What is actinomycosis?

Actinomycosis is characterized as a chronic infection triggered by Actinomyces israelii. This is an anaerobic bacterium that normally thrives on the enamel of teeth, tonsils, gums and membranes that lines the intestines and the vagina.

The bacteria can trigger infection only if the tissue surface where they exist on is damaged, thus allowing them to gain entry to the deeper tissues that do not have any defenses against them. As the infection widens, scar tissue along with irregular channels develop. After a span of months to years, fistulas might eventually reach the skin and enable the drainage of pus. In addition, pockets of pus might develop in the abdomen, chest, neck or face.
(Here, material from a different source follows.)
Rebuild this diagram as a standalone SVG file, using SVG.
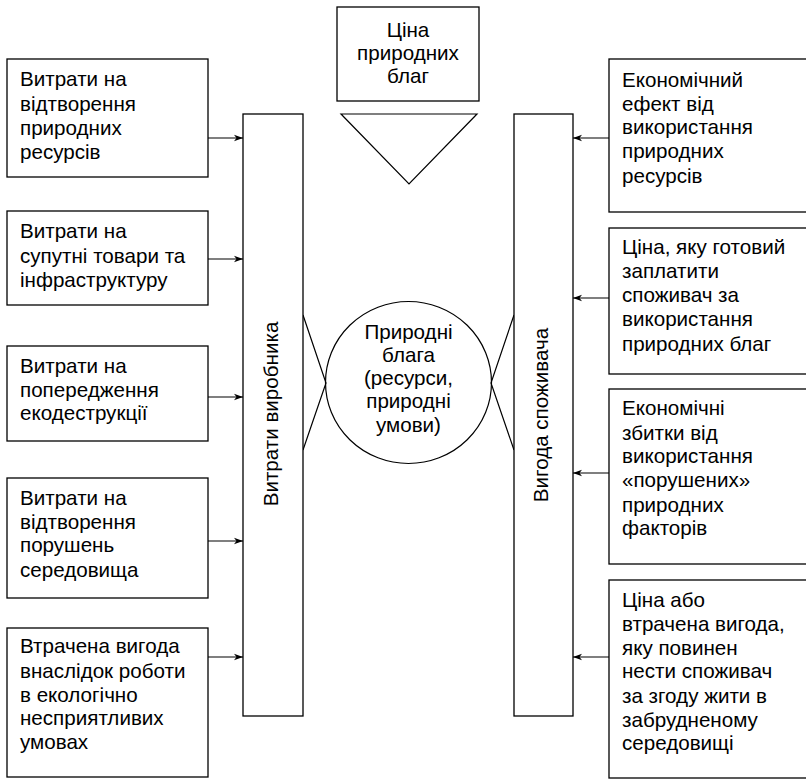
<svg xmlns="http://www.w3.org/2000/svg" width="806" height="779" viewBox="0 0 806 779">
<defs>
<marker id="arr" markerWidth="10" markerHeight="8" refX="9" refY="4" orient="auto" markerUnits="userSpaceOnUse">
<path d="M0,0.8 L9,4 L0,7.2 L2.5,4 Z" fill="#000"/>
</marker>
</defs>
<style>
.box{fill:#fff;stroke:#000;stroke-width:1.3}
.ln{fill:none;stroke:#000;stroke-width:1.2}
text{font-family:"Liberation Sans",Arial,sans-serif;font-size:20.6px;fill:#000}
.c{text-anchor:middle}
</style>
<rect width="806" height="779" fill="#fff"/>
<g id="connectors">
<line class="ln" x1="208" y1="138" x2="243" y2="138" marker-end="url(#arr)"/>
<line class="ln" x1="208" y1="259" x2="243" y2="259" marker-end="url(#arr)"/>
<line class="ln" x1="208" y1="397" x2="243" y2="397" marker-end="url(#arr)"/>
<line class="ln" x1="208" y1="541" x2="243" y2="541" marker-end="url(#arr)"/>
<line class="ln" x1="208" y1="657" x2="243" y2="657" marker-end="url(#arr)"/>
<line class="ln" x1="609" y1="138" x2="573" y2="138" marker-end="url(#arr)"/>
<line class="ln" x1="609" y1="298" x2="573" y2="298" marker-end="url(#arr)"/>
<line class="ln" x1="609" y1="473" x2="573" y2="473" marker-end="url(#arr)"/>
<line class="ln" x1="609" y1="657" x2="573" y2="657" marker-end="url(#arr)"/>
<polyline class="ln" points="303,315 326,383 303,450"/>
<polyline class="ln" points="514,315 491,383 514,450"/>
</g>
<g id="price">
<rect class="box" x="337" y="7" width="142" height="94"/>
<text class="c" x="408" y="37">Ціна</text>
<text class="c" x="408" y="60">природних</text>
<text class="c" x="408" y="83">благ</text>
</g>
<g id="triangle">
<polygon class="ln" points="341,114 477,114 409,184"/>
</g>
<g id="goods">
<ellipse class="ln" cx="408.5" cy="382.5" rx="83" ry="81"/>
<text class="c" x="408.5" y="339">Природні</text>
<text class="c" x="408.5" y="362">блага</text>
<text class="c" x="408.5" y="385">(ресурси,</text>
<text class="c" x="408.5" y="408">природні</text>
<text class="c" x="408.5" y="432">умови)</text>
</g>
<g id="producer">
<rect class="box" x="243" y="114" width="60" height="602"/>
<text class="c" transform="translate(277.5,414) rotate(-90)">Витрати виробника</text>
</g>
<g id="consumer">
<rect class="box" x="514" y="114" width="59" height="602"/>
<text class="c" transform="translate(547.5,415) rotate(-90)">Вигода споживача</text>
</g>
<g id="l1">
<rect class="box" x="7" y="59" width="201" height="118"/>
<text x="20" y="86">Витрати на</text>
<text x="20" y="111">відтворення</text>
<text x="20" y="135">природних</text>
<text x="20" y="159">ресурсів</text>
</g>
<g id="l2">
<rect class="box" x="7" y="211" width="201" height="94"/>
<text x="20" y="238">Витрати на</text>
<text x="20" y="263">супутні товари та</text>
<text x="20" y="287">інфраструктуру</text>
</g>
<g id="l3">
<rect class="box" x="7" y="346" width="201" height="95"/>
<text x="20" y="373">Витрати на</text>
<text x="20" y="397">попередження</text>
<text x="20" y="420">екодеструкції</text>
</g>
<g id="l4">
<rect class="box" x="7" y="478" width="201" height="120"/>
<text x="20" y="505">Витрати на</text>
<text x="20" y="529">відтворення</text>
<text x="20" y="552">порушень</text>
<text x="20" y="577">середовища</text>
</g>
<g id="l5">
<rect class="box" x="7" y="628" width="201" height="149"/>
<text x="20" y="653">Втрачена вигода</text>
<text x="20" y="678">внаслідок роботи</text>
<text x="20" y="702">в екологічно</text>
<text x="20" y="725">несприятливих</text>
<text x="20" y="749">умовах</text>
</g>
<g id="r1">
<rect class="box" x="609" y="59" width="205" height="153"/>
<text x="622" y="87">Економічний</text>
<text x="622" y="111">ефект від</text>
<text x="622" y="134">використання</text>
<text x="622" y="158">природних</text>
<text x="622" y="183">ресурсів</text>
</g>
<g id="r2">
<rect class="box" x="609" y="228" width="205" height="146"/>
<text x="622" y="254">Ціна, яку готовий</text>
<text x="622" y="278">заплатити</text>
<text x="622" y="302">споживач за</text>
<text x="622" y="326">використання</text>
<text x="622" y="351">природних благ</text>
</g>
<g id="r3">
<rect class="box" x="609" y="389" width="205" height="175"/>
<text x="622" y="415">Економічні</text>
<text x="622" y="440">збитки від</text>
<text x="622" y="463">використання</text>
<text x="622" y="487">«порушених»</text>
<text x="622" y="512">природних</text>
<text x="622" y="535">факторів</text>
</g>
<g id="r4">
<rect class="box" x="609" y="580" width="205" height="198"/>
<text x="622" y="607">Ціна або</text>
<text x="622" y="631">втрачена вигода,</text>
<text x="622" y="655">яку повинен</text>
<text x="622" y="678">нести споживач</text>
<text x="622" y="703">за згоду жити в</text>
<text x="622" y="727">забрудненому</text>
<text x="622" y="750">середовищі</text>
</g>
</svg>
What are the indications of actinomycosis?

It is important to note that actinomycosis has various forms that all cause the development of abscesses.

Abdominal

The bacteria infect the intestine usually the region close the appendix and the lining of the abdominal cavity and causes the following symptoms:

  • Fever
  • Chronic abdominal pain
  • Vomiting
  • Diarrhea
  • Constipation
  • Severe weight loss
    Actinomycosis

    Chronic abdominal pain is one of the symptoms of actinomycosis.
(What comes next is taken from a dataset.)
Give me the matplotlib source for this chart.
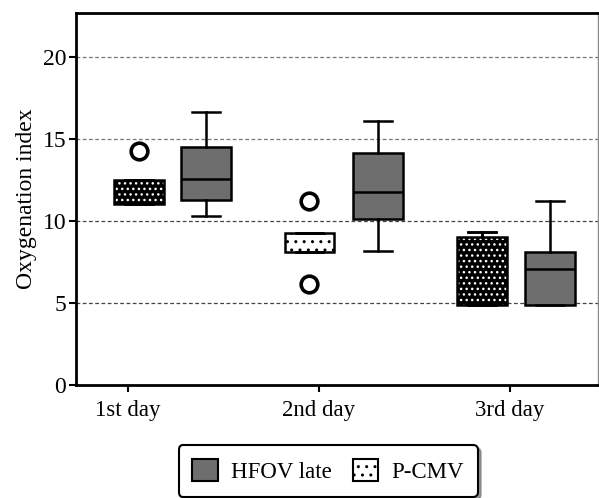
import matplotlib
matplotlib.use("Agg")
import matplotlib.pyplot as plt
from matplotlib.patches import Patch

plt.rcParams['font.family'] = ['Liberation Serif', 'DejaVu Serif']

days = ["1st day", "2nd day", "3rd day"]
# P-CMV statistics per day
pcmv_q1 = [11.05, 8.1, 4.9]
pcmv_med = [11.8, 8.7, 7.0]
pcmv_q3 = [12.5, 9.27, 9.02]
pcmv_wlo = [11.05, 8.1, 4.9]
pcmv_whi = [12.5, 9.27, 9.33]
pcmv_fliers = [[14.3], [11.2, 6.15], []]
# HFOV late statistics per day
hfov_q1 = [11.28, 10.12, 4.9]
hfov_med = [12.6, 11.77, 7.07]
hfov_q3 = [14.5, 14.15, 8.1]
hfov_wlo = [10.3, 8.17, 4.9]
hfov_whi = [16.65, 16.1, 11.2]
hfov_fliers = [[], [], []]

yticks = [0, 5, 10, 15, 20]

pcmv_off = [0.058, -0.05, -0.147]
hfov_off = [0.408, 0.309, 0.209]
box_w = 0.26
gray = '#6e6e6e'

fig = plt.figure(figsize=(5.99, 4.98), dpi=100)
ax = fig.add_axes([76/599, 1-385/498, (598-76)/599, (385-13)/498])


def stats(q1, med, q3, wlo, whi, fl):
    return [dict(q1=a, med=b, q3=c, whislo=d, whishi=e, fliers=f)
            for a, b, c, d, e, f in zip(q1, med, q3, wlo, whi, fl)]


hs = stats(hfov_q1, hfov_med, hfov_q3, hfov_wlo, hfov_whi, hfov_fliers)
ps = stats(pcmv_q1, pcmv_med, pcmv_q3, pcmv_wlo, pcmv_whi, pcmv_fliers)
hpos = [i + o for i, o in enumerate(hfov_off)]
ppos = [i + o for i, o in enumerate(pcmv_off)]

lw = 1.8
common = dict(widths=box_w, patch_artist=True, manage_ticks=False,
              whiskerprops=dict(color='black', lw=lw),
              capprops=dict(color='black', lw=lw),
              flierprops=dict(marker='o', markerfacecolor='white',
                              markeredgecolor='black', markeredgewidth=2.6,
                              markersize=12),
              capwidths=box_w * 0.55)

ax.bxp(hs, positions=hpos, medianprops=dict(color='black', lw=lw),
       boxprops=dict(facecolor=gray, edgecolor='black', lw=lw), zorder=3, **common)

# P-CMV: hatched fill layer (medians hidden)
bp = ax.bxp(ps, positions=ppos, medianprops=dict(lw=0),
            boxprops=dict(facecolor='black', edgecolor='white', lw=0), zorder=3, **common)
for i, b in enumerate(bp['boxes']):
    if i == 1:
        b.set_facecolor('white')
        b.set_edgecolor('black')
        b.set_hatch('..')
    else:
        b.set_hatch('...')
# P-CMV outline layer
ax.bxp(ps, positions=ppos, showfliers=False, medianprops=dict(lw=0),
       boxprops=dict(facecolor='none', edgecolor='black', lw=lw), zorder=4,
       **{k: v for k, v in common.items() if k != 'flierprops'})

ax.set_xlim(-0.272, 2.46)
ax.set_ylim(0, 22.7)
ax.set_yticks(yticks)
ax.set_yticklabels([str(t) for t in yticks], fontsize=17)
ax.set_xticks(range(len(days)))
ax.set_xticklabels(days, fontsize=16.5)
ax.set_ylabel("Oxygenation index", fontsize=17, labelpad=4)
ax.tick_params(axis='both', direction='out', width=1.5, length=5)
ax.tick_params(axis='x', pad=6)
ax.tick_params(axis='y', pad=2)

for t in yticks[1:]:
    ax.axhline(t, color='#444444' if t <= 10 else '#777777', ls=(0, (3, 2)),
               lw=0.9, zorder=1)

for s in ['left', 'bottom', 'top']:
    ax.spines[s].set_linewidth(2)
ax.spines['right'].set_linewidth(1)
ax.spines['right'].set_color('#888888')

handles = [Patch(facecolor=gray, edgecolor='black', lw=1.5, label='HFOV late'),
           Patch(facecolor='white', edgecolor='black', lw=1.5, hatch='..', label='P-CMV')]
leg = fig.legend(handles=handles, loc='lower center', bbox_to_anchor=(0.548, -0.02),
                 ncol=2, fontsize=16.5, frameon=True, fancybox=True, shadow=True,
                 edgecolor='black', handlelength=1.1, handleheight=1.1,
                 columnspacing=0.9, borderpad=0.6, handletextpad=0.6)
leg.get_frame().set_linewidth(1.5)

fig.savefig("out.png", dpi=100)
Fistulas might form from the interior of the abdomen up to the skin above it as well as between the intestine and other organs.

Pelvic

The bacteria can spread to the uterus, usually from an IUD that has been in place for many years. Abscesses and scar tissue might form in the ovaries, fallopian tubes and adjacent organs such as the ureters and bladder. Take note that fistulas can form between these organs.

The symptoms include the following:

  • Pelvic or abdominal pain
  • Weight loss
  • Fever
  • Vaginal bleeding and discharge

Thoracic

  • Chest pain
  • Fever
  • Weight loss
  • Coughing with sputum

The abscesses might form in the lungs and later on spread to the membrane between the lungs and the chest wall. The presence of fistulas will allow the infection to spread to the ribs, spine and skin of the chest.

Cervicofacial

  • Small, hardened swellings in the mouth and on the neck, face or skin below the jaw.
  • Drainage of pus that contain small, round yellowish granules.

Generalized

In rare circumstances, the bacteria are transported in the bloodstream to infect other organs such as the spine, brain, liver, lungs, kidneys and the heart valves. Among women, the reproductive organs might be infected.

The symptoms tend to vary depending on the organs that are affected. Some individuals might experience a headache, abdominal pain or even back pain.

Management

Antibiotics such as penicillin or tetracycline should be taken for at least 2 months and might be used for more than 12 months.

MRI or CT scan might be used to check if the abscesses are resolving. Surgery might be required especially if the infection affects vital areas such as the spine.

If actinomycosis is diagnosed early and treated properly, most individuals are able to fully recover. The recovery is linked to the body parts that are affected. Recovery is ideal when only the neck and the face are affected and worse if the infection is generalized particularly if it affects the brain.